Wednesday, November 3, 2010

This Is Why I Do Teach

I meant to post this last night, but the election results got in the way (sorry, occupational hazard).

Today was a great day!! I had great conversations with my honors students in the morning about the first party system and the election tonight. But that wasn't why this was a great day.

That happened in my last two classes of the day, and both in classes where I am doing layered curriculum. In my first experience, I watched as one of my students walked another through the process of making a VoiceThread recording of George Washington. He was able to walk him through the whole process from finding an image to record over to posting the link at our class website. When I thanked him doing it and made him my official class tech, he simply said, "Well, you showed me how to do it." While that is true, I wouldn't have thought that the one time I showed him to do it would be enough, especially as it took me a couple of times to get it right. It was a great teaching moment.

The second one started during class and continued after school. One of my students has been hesitant to do much work during the process. Apparently, during lunch one of his classmates convinced him to do something with regard to the layered curriculum and that she would help him through it. As she told me this when she came after school to earn more points for herself, I was thrilled that she had so grabbed hold of the process that she was willing to work to convince others to do it. (Side note, she finished earning her "C Level" points Monday after school and has already handed in one of the "B Level" assignments, because she didn't want to wait until the last minute to hand things in.)

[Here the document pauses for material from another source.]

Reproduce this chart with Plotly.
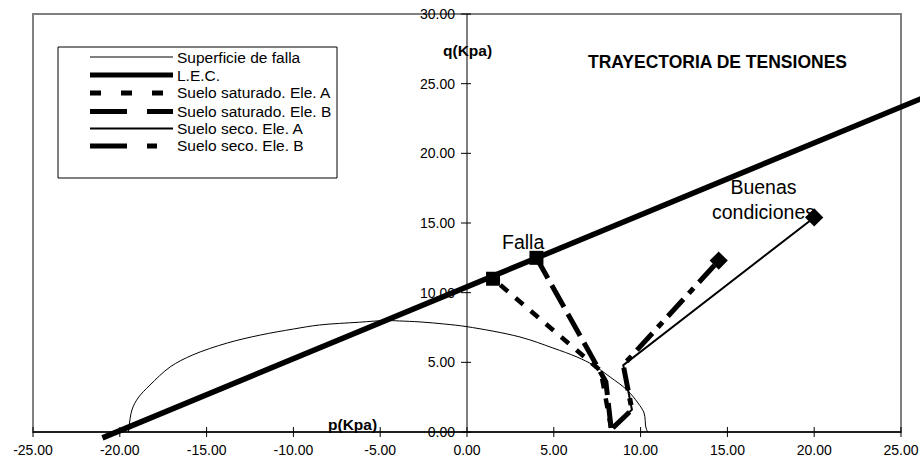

Some days it is great to be a teacher!!

Monday, November 1, 2010

One Step

As I read this post yesterday at the "What Ed Said" blog, and then thought about my own classes today, I realized that I was following in that same path. I do talk a great deal about allowing my students control of their own learning, but how often do I really do it? Yes, I use a layered curriculum format with some of my students, but the choices that they get to make as part of that layered curriculum are the choices that I have made for them. This certainly gives me something to think about as I plan my next unit for them.

The conversation that I had with one of my honors classes today about the projects that I assigned to them went in a somewhat different direction than I had expected. I understood when I assigned it to them that some of them might want to go in their own direction with the project (the assignment is to create a TV news report about one of the points of early westward expansion in the United States), but when they asked if they could create a video rather than a digital documentary, I was initially taken aback. I wasn't sure that I wanted them to do it this way. I am trying to build them up to creating their own digital documentaries, and I, initially, wondered if allowing them to go in their own direction would hurt that process. But, as they kept asking, I decided to relent and let them create their own documentaries, and the expressions on their faces was worth everything. They became genuinely excited about the prospect of creating their own documentaries. I am not sure what this is going to mean for the finished product, as some of them have already asked about "comedic" elements, but we'll see in a couple of weeks. They will still be creating an end-of-the-year documentary, but depending on how this goes, maybe they can have some more freedom in doing it.